Expectations

Most days I go for an early morning walk, and for the first part of it I listen to the Bible on my phone. I’m working through a One Year Bible Reading Plan which, frankly, is the Moriarty to my Holmes. The Borg to my Picard. The Malfoy to my Harry. (Er, I think I just implied that the Bible is an evil villian… oops.) Don’t get me wrong; reading the Bible regularly is a great idea. If you can do it. Me, I generally get to about January 6 before I start skipping days here and there, and then feel guilty about skipping days so I try desperately to catch up, only to fall behind again because I’ve been so busy catching up that I’ve forgotten to keep going with the current days. Every year this happens, and every year I think, “No, I’m going to do it this time! Daily Bible reading, deep and meaningful engagement with the Word, hours of prayer. EASY.”

Yeah. Easy. Except that when I sit down in the silence of my house to read the Bible and pray, I instantly pile expectations on it. “Okay, I’m reading the Bible. I have to REALLY get something out of it. I have to have a deeply significant, life-changing encounter with God. I need to be so moved by what I read that I can’t stop pondering the passage for the rest of the day. And prayer… spending time with God in prayer is going to be so wonderful that I’ll come away from it a different person. A better person. I’ll be so assured of God’s grace and wonder and love for me that it will change my whole day.”
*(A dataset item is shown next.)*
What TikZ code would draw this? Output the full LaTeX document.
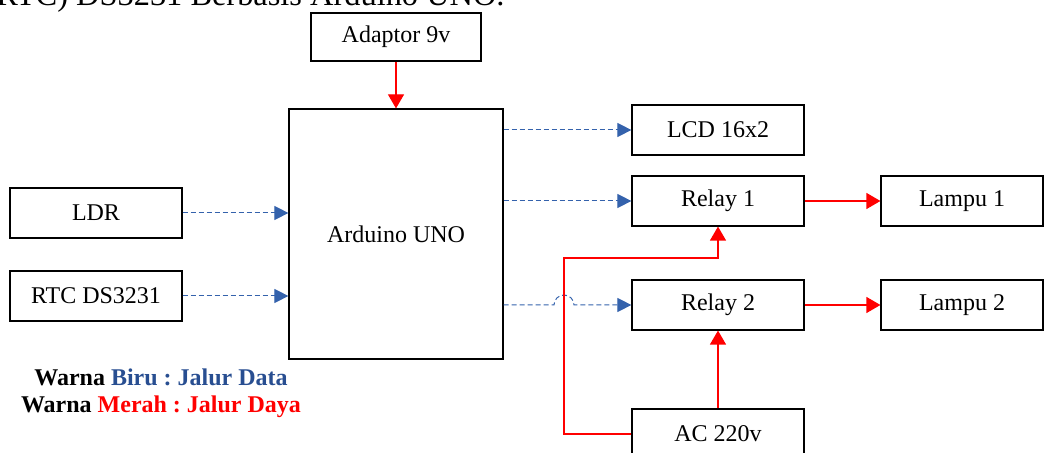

There have been times like that, but I have to say that they are not the norm – and when I expect them to be the norm, I’m going to be disappointed, and feel like I have failed. I don’t even know why I have these expectations. When I spend time with friends or family I don’t expect it to be a wonderful, Hallmark encounter every time. Sometimes it’s wonderful. Sometimes it’s quietly comfortable. Sometimes we have a communication breakdown that ruins the day, but we work it out later on. That’s what happens in relationships.

God wants a relationship with me. He doesn’t want an anxious, expectation-laden, awkward and ultimately disappointing “quiet time” experience for 20 minutes a day. He wants me to spend time with him in a way that is comfortable and real and in line with the way I process life. Sometimes that means sitting down with the Bible, reading and praying. Sometimes it means heading off to a secluded park or beach and sitting with God in silence. Sometimes it means stomping around my house in a rage, yelling at God because there’s been a communication breakdown and I don’t understand what he’s doing. Sometimes it means listening to the Bible being read to me, and missing a few bits here and there because I’m thinking about other things. Sometimes it means writing in a prayer journal that I haven’t opened in months.

I’m enjoying listening to the Bible and working my way through a reading plan. But if I fall behind, or I don’t finish, that’s okay. It just means that God and I have been spending time together in different ways. As long as we’re in a relationship, all time spent together is worthwhile.